NUS President, Toni Pearce today called on UK universities to join NUS in its work on tackling lad culture on UK campuses. The call comes as new research reveals that one in four students (26 per cent) have suffered unwelcome sexual advances, defined as inappropriate touching and groping.

More than a third of women students (37 per cent) said they had faced unwelcome sexual advances.

In the survey of over 2,000 men and women students almost one third of respondents said they endure unwanted sexual comments about their body (12 per cent of men, 37 per cent of women).

Two thirds of respondents said they have seen students put up with unwanted sexual comments, with just under one third bearing witness to verbal harassment based on a student’s gender.

75 per cent of students are aware of online communities such as ‘Unilad’ and ‘Lad Bible’ with almost two thirds of women students (63 per cent) agreeing that these contribute to an unfair representation of women.

Over half of survey respondents believed that women students are more vulnerable than men.

60 per cent of respondents said they were not aware of any codes of conduct implemented by their university or students’ unions that prohibit or tackle sexual conversations, sexual comments, unwelcomed sexual advances, group intimidation and verbal harassment.

NUS President Toni Pearce said:

'These stats show that harassment is rife on campus, but we still we keep hearing from universities that there is no fear, no intimidation, no problem - well this new research says otherwise.

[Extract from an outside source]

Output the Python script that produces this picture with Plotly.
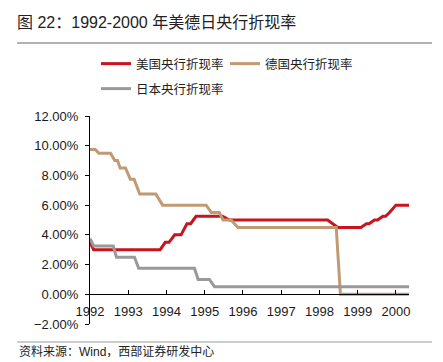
import plotly.graph_objects as go

# ---------------- data ----------------
us_dates = ["1992-01-01", "1992-02-05", "1993-11-01", "1993-12-20", "1994-01-25",
            "1994-03-20", "1994-05-20", "1994-07-15", "1994-08-20", "1994-10-10",
            "1995-06-20", "1995-08-25", "1998-03-20", "1998-06-25", "1999-02-01",
            "1999-03-25", "1999-04-20", "1999-06-10", "1999-07-10", "1999-08-30",
            "1999-09-25", "1999-11-01", "2000-01-01", "2000-05-05"]
us_vals = [3.5, 3.0, 3.0, 3.5, 3.5,
           4.0, 4.0, 4.75, 4.75, 5.25,
           5.25, 5.0, 5.0, 4.5, 4.5,
           4.75, 4.75, 5.0, 5.0, 5.25,
           5.25, 5.5, 6.0, 6.0]

de_dates = ["1992-01-01", "1992-02-20", "1992-03-25", "1992-07-15", "1992-08-25",
            "1992-09-20", "1992-10-15", "1992-12-05", "1993-01-20", "1993-02-25",
            "1993-04-20", "1993-09-20", "1993-11-25", "1995-01-15", "1995-03-05",
            "1995-05-20", "1995-06-25", "1995-09-10", "1995-11-15", "1998-06-10",
            "1998-07-20", "2000-05-05"]
de_vals = [9.75, 9.75, 9.5, 9.5, 9.0,
           9.0, 8.5, 8.5, 7.75, 7.75,
           6.75, 6.75, 6.0, 6.0, 5.5,
           5.5, 5.0, 5.0, 4.5, 4.5,
           0.0, 0.0]

jp_dates = ["1992-01-01", "1992-02-05", "1992-08-10", "1992-09-10", "1993-03-01",
            "1993-04-10", "1994-09-25", "1994-10-30", "1995-02-15", "1995-04-05",
            "2000-05-05"]
jp_vals = [3.75, 3.25, 3.25, 2.5, 2.5,
           1.75, 1.75, 1.0, 1.0, 0.5,
           0.5]

series_names = ["美国央行折现率", "德国央行折现率", "日本央行折现率"]
title_text = "图 22：1992-2000 年美德日央行折现率"
source_text = "资料来源：Wind，西部证券研发中心"

# ---------------- layout constants ----------------
# the page body adds an 8px margin, so the figure is drawn 8px smaller
OFF = 8
W, H = 443 - OFF, 362 - OFF
ML, MR, MT, MB = 90 - OFF, 34, 116 - OFF, 38
PW, PH = W - ML - MR, H - MT - MB
FONT = "Liberation Sans, Arial, Noto Sans CJK SC"
RED, TAN, GRAY = "#C8141E", "#C09A72", "#999999"


def px_x(px):  # reference-picture pixel -> paper fraction
    return (px - OFF - ML) / PW


def px_y(py):
    return (H - MB - (py - OFF)) / PH


fig = go.Figure()
fig.add_trace(go.Scatter(x=us_dates, y=us_vals, mode="lines", name=series_names[0],
                         line=dict(color=RED, width=3), legend="legend"))
fig.add_trace(go.Scatter(x=de_dates, y=de_vals, mode="lines", name=series_names[1],
                         line=dict(color=TAN, width=3), legend="legend"))
fig.add_trace(go.Scatter(x=jp_dates, y=jp_vals, mode="lines", name=series_names[2],
                         line=dict(color=GRAY, width=3), legend="legend2"))

legend_common = dict(orientation="h", xref="container", yref="container",
                     xanchor="left", yanchor="middle", itemwidth=30,
                     entrywidth=84, bgcolor="rgba(0,0,0,0)",
                     font=dict(family=FONT, size=12.5, color="#222222"))

fig.update_layout(
    width=W, height=H,
    margin=dict(l=ML, r=MR, t=MT, b=MB, autoexpand=False),
    paper_bgcolor="white", plot_bgcolor="white",
    font=dict(family=FONT, color="#1a1a1a"),
    showlegend=True,
    title=dict(text=title_text, xref="container", yref="container",
               x=(17 - OFF) / W, xanchor="left",
               y=1 - (22 - OFF) / H, yanchor="middle",
               font=dict(family=FONT, size=16, color="#222222")),
    legend=dict(x=(96 - OFF) / W, y=1 - (64 - OFF) / H, **legend_common),
    legend2=dict(x=(96 - OFF) / W, y=1 - (89 - OFF) / H, **legend_common),
    xaxis=dict(type="date", range=["1992-01-01", "2000-05-05"],
               tick0="1992-01-01", dtick="M12", tickformat="%Y",
               ticks="inside", ticklen=4, tickcolor="black",
               showline=True, linecolor="black", linewidth=1,
               showgrid=False, zeroline=False,
               anchor="free", position=2 / 14,
               ticklabelstandoff=5,
               tickfont=dict(family=FONT, size=13, color="#1a1a1a")),
    yaxis=dict(range=[-2, 12], dtick=2, tick0=0, tickformat=".2f", ticksuffix="%",
               ticks="outside", ticklen=4, tickcolor="black",
               showline=True, linecolor="black", linewidth=1,
               showgrid=False, zeroline=False,
               ticklabelstandoff=4,
               tickfont=dict(family=FONT, size=13, color="#1a1a1a")),
)

fig.add_annotation(text=source_text, xref="paper", yref="paper",
                   x=px_x(17), y=px_y(351), xanchor="left", yanchor="middle",
                   showarrow=False, font=dict(family=FONT, size=12, color="#222222"))

fig.add_shape(type="line", xref="paper", yref="paper",
              x0=px_x(17), x1=px_x(432), y0=px_y(43), y1=px_y(43),
              line=dict(color="#999999", width=1.5))
fig.add_shape(type="line", xref="paper", yref="paper",
              x0=px_x(17), x1=px_x(432), y0=px_y(342), y1=px_y(342),
              line=dict(color="#999999", width=1))

fig.write_html("out.html")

'Sadly, all of these elements exist in campus life, we know because we hear it from students. They told us in the Hidden Marks report in 2010, they revealed the depths of lad culture in ‘That’s what she said’ last year, and they've spoken again today.

'Today I say to universities everywhere the passing the buck approach of ‘not on my campus’ is now completely unacceptable. They must acknowledge the problems and join us in confronting them.

'NUS took the first step with the launch of That’s What She Said; women students experiences of lad culture in higher education’ (March 2013) and has since worked to make sure we can support students unions to effectively tackle these problems, details of which I am proud to share today.

'Our Lad Culture National Strategy Team that includes students, students unions, and a range of external stakeholders, is launching a pilot scheme for five to ten UK unions that will assess what lad culture looks like on their campus, and what is currently in place to tackle lad culture.

'We need a new deal for students. Nobody should feel diminished, disrespected or unsafe on campus, and it is vital that behaviours resulting in this are challenged. Students unions and universities must work together to create a campuses that are welcoming, safe and supportive to all.'

Lad Culture National Strategy Team Ambassador Laura Bates said:

'Students, are experiencing sexism, sexual harassment and assault within the university environment. It is worth mentioning that one category of such experiences, "inappropriate touching and groping" actually constitutes sexual assault under UK law.

'Though many students would not label it as such, this normalisation and lack of awareness is a major part of the problem.'

Since their Lad Culture Summit in February of this year, NUS has been working to ensure that unions take responsibility and tackle this lack of awareness. The National Strategy Team will launch its lad culture pilot scheme for unions next month, with the central aim of supporting unions to develop a cross-institutional strategy team to examine ways to tackle lad culture together on individual campuses.

Defined by NUS research (2013) ‘That’s What She Said; women students experiences of lad culture in higher education’ lad culture is a set of  behaviours and attitudes that dominate social behaviours - social norms that belittle, dismiss, joke about or even seem to condone rape and sexual assault.